Professors Break Down Importance of Gravitational Wave Detection

February 15, 2016

Kasey Cheydleur

A spiral form in outer space
This illustration shows the gravitational waves thought to be produced by two orbiting white dwarf stars in a binary system called J0651, according to an August 2012 study.
Photo credit: Courtesy of NASA

For the first time, scientists have directly detected gravitational waves, confirming a phenomenon first theorized by Albert Einstein’s theory of relativity 100 years ago. In September 2015, researchers affiliated with the Laser Interferometer Gravitational-Wave Observatory (LIGO) observed the ripples in spacetime created by the collision of two massive black holes 1.3 billion years ago, offering an unprecedented perspective on the cosmos.

Two professors in Oberlin’s Physics and Astronomy Department, Robert Owen and Dan Stinebring, are particularly enthusiastic about the discovery, having closely followed the project in connection to their own research into gravitational wave astrophysics. Owen describes his research as the “theory side” of the gravitational wave detection effort. The sizes of the two black holes that collided, 29 and 36 times the mass of the Sun respectively, were calculated through computer simulations using code Owen helped to develop. “I don't want to pretend that my input was particularly important to the discovery—the discovery was the work of an enormous collaboration,” he says. “But the fact that my work has played some small role in this epochal discovery has profoundly reinvigorated my passion for science.”

While he believes those claiming the discovery is a “Galileo moment” are being a bit hyperbolic, he still considers it one of the top five most important scientific discoveries in the last 100 years. Owen explains this discovery is the “first-ever measurement of spacetime behaving in its full, non-Newtonian glory” and opens up entirely new possibilities in the field of astronomy.

“All of the astronomical observations we've ever done have been through the collection of electromagnetic waves. Historically, every time we've opened up a new band of the electromagnetic spectrum for observation, we've discovered profound and unexpected new things. Radio telescopes gave us quasars and neutron stars. X-ray telescopes showed us that black holes are not just mathematical abstractions, that they actually exist. This discovery didn't just open up a new band of the electromagnetic spectrum, it opened up an entirely new spectrum! What excites us most in this community right now is the possibility, in fact, the likelihood, that we'll detect phenomena that are completely unexpected, phenomena that were completely invisible from the dawn of humankind until September of 2015.”

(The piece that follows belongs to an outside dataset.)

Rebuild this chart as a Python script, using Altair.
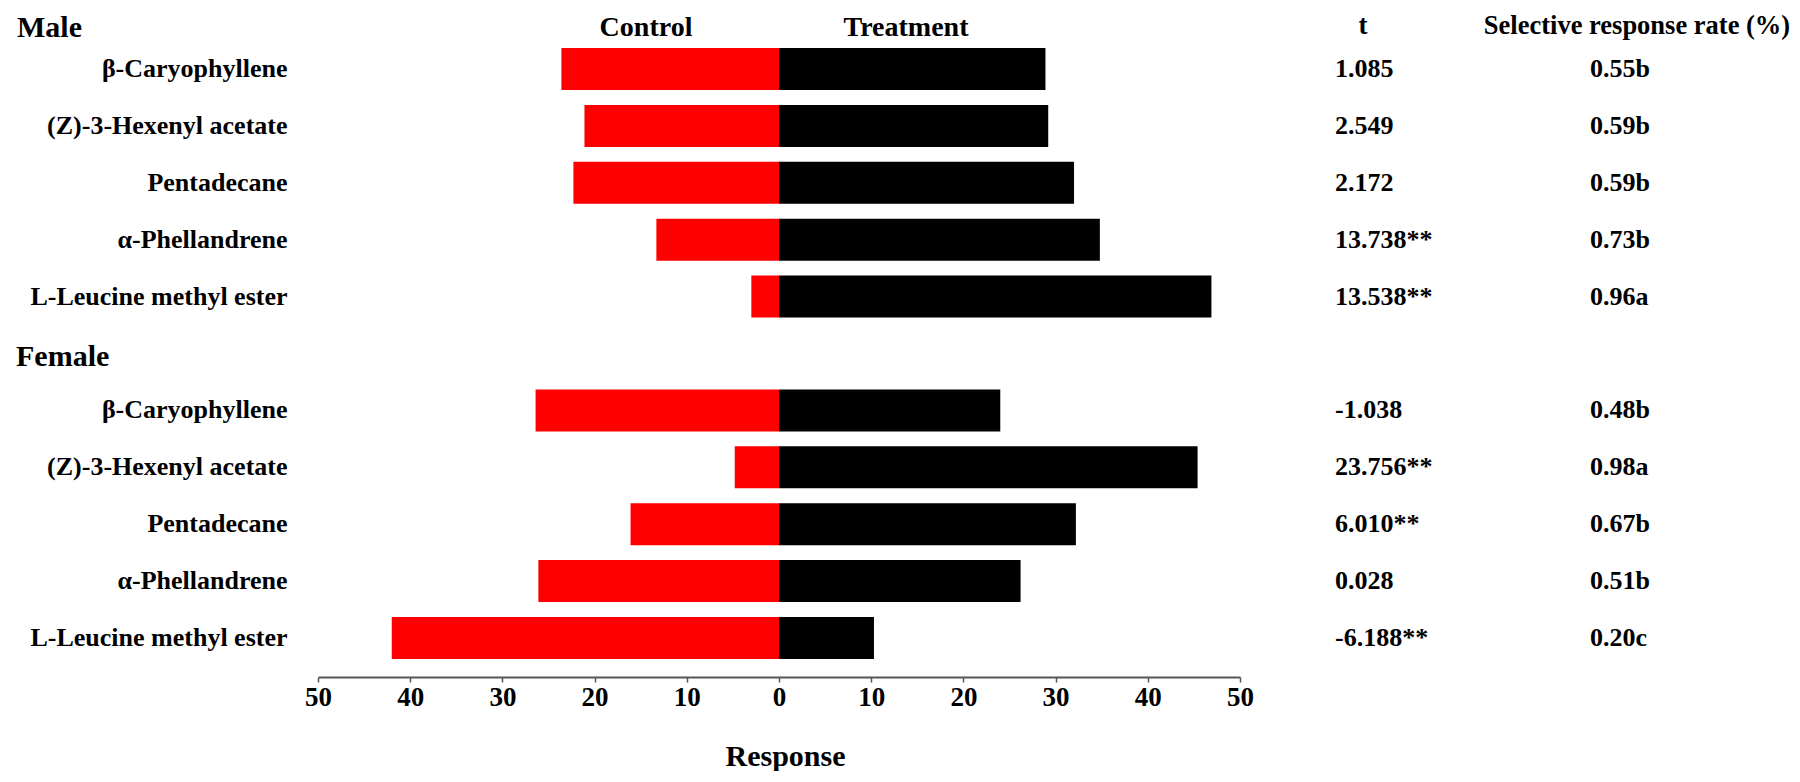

Dan Stinebring shares his colleague’s excitement about the announcement and its connection to his own research. “This is a huge boost to our own pulsar-based research effort. I am part of the NANOGrav collaboration. We, and two other groups around the world, are trying to detect gravitational waves from orbiting black holes. But, unlike the massive black holes LIGO detected, our technique is sensitive to pairs of black holes a billion times the mass of the Sun orbiting each other in the centers of distant galaxies. We use weekly observations of an array of about 40 pulsars to see the very faint—and much slower—ripples from these supermassive black hole binaries. We have been doing this work for about 10 years and are getting close to a payoff moment ourselves,” he says.

“I have been at Oberlin 26 years, and it’s never been more fun than now,” Stinebring says. “I feel fortunate to be at a place where we have two gravitational wave search efforts going on. It’s a great opportunity for students, and we’re having a blast, too!”